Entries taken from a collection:
----------------------------------------
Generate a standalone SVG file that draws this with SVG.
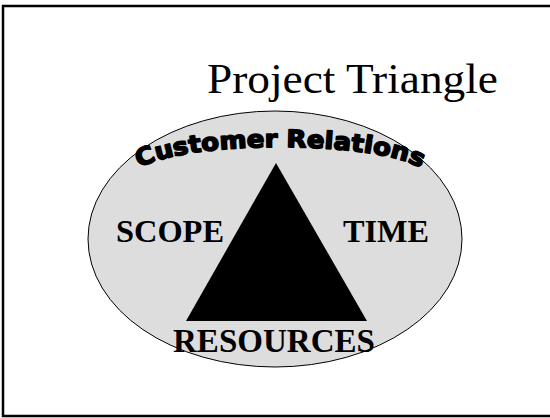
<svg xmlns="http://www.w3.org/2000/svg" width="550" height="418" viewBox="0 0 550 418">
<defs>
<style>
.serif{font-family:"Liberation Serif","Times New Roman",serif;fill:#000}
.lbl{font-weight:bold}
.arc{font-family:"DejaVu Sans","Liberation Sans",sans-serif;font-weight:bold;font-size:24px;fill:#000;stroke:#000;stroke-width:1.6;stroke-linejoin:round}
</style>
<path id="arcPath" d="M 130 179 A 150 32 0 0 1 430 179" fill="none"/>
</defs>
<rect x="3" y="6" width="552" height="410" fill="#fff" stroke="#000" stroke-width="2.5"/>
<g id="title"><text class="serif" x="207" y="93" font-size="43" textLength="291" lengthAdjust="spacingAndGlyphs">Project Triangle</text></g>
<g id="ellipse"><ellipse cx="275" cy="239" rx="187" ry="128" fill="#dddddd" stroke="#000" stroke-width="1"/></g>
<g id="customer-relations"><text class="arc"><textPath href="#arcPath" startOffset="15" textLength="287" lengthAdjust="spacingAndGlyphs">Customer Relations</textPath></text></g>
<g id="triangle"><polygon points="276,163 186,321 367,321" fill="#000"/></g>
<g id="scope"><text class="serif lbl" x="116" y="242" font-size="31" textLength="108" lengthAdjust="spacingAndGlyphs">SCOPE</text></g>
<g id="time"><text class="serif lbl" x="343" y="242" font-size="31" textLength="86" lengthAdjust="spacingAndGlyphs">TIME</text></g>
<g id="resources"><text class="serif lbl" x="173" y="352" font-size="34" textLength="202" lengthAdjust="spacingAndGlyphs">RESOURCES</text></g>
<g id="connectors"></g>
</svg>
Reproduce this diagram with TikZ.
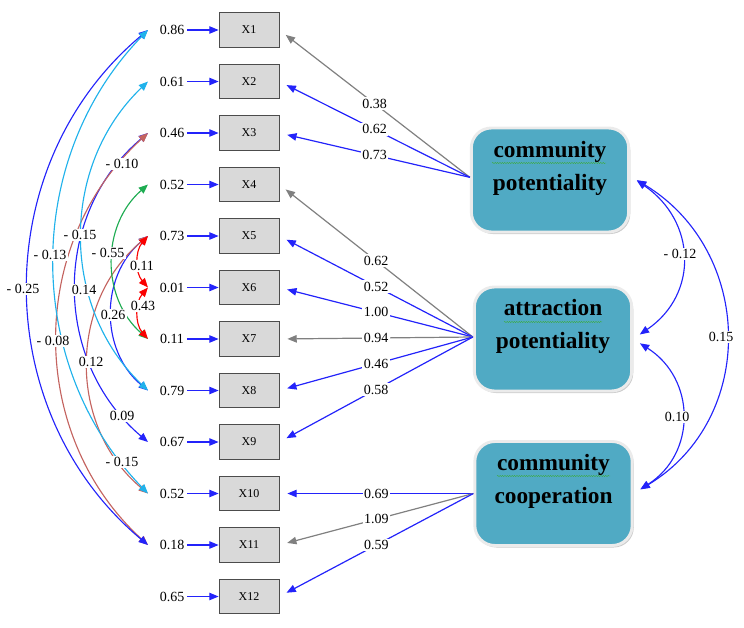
----------------------------------------
Transcribe the records above verbatim. Do not carry over any picture.

__Solution for this exercise__
Generate a standalone SVG file that draws this with SVG.
<svg xmlns="http://www.w3.org/2000/svg" width="550" height="418" viewBox="0 0 550 418">
<defs>
<style>
.serif{font-family:"Liberation Serif","Times New Roman",serif;fill:#000}
.lbl{font-weight:bold}
.arc{font-family:"DejaVu Sans","Liberation Sans",sans-serif;font-weight:bold;font-size:24px;fill:#000;stroke:#000;stroke-width:1.6;stroke-linejoin:round}
</style>
<path id="arcPath" d="M 130 179 A 150 32 0 0 1 430 179" fill="none"/>
</defs>
<rect x="3" y="6" width="552" height="410" fill="#fff" stroke="#000" stroke-width="2.5"/>
<g id="title"><text class="serif" x="207" y="93" font-size="43" textLength="291" lengthAdjust="spacingAndGlyphs">Project Triangle</text></g>
<g id="ellipse"><ellipse cx="275" cy="239" rx="187" ry="128" fill="#dddddd" stroke="#000" stroke-width="1"/></g>
<g id="customer-relations"><text class="arc"><textPath href="#arcPath" startOffset="15" textLength="287" lengthAdjust="spacingAndGlyphs">Customer Relations</textPath></text></g>
<g id="triangle"><polygon points="276,163 186,321 367,321" fill="#000"/></g>
<g id="scope"><text class="serif lbl" x="116" y="242" font-size="31" textLength="108" lengthAdjust="spacingAndGlyphs">SCOPE</text></g>
<g id="time"><text class="serif lbl" x="343" y="242" font-size="31" textLength="86" lengthAdjust="spacingAndGlyphs">TIME</text></g>
<g id="resources"><text class="serif lbl" x="173" y="352" font-size="34" textLength="202" lengthAdjust="spacingAndGlyphs">RESOURCES</text></g>
<g id="connectors"></g>
</svg>
Reproduce this diagram with TikZ.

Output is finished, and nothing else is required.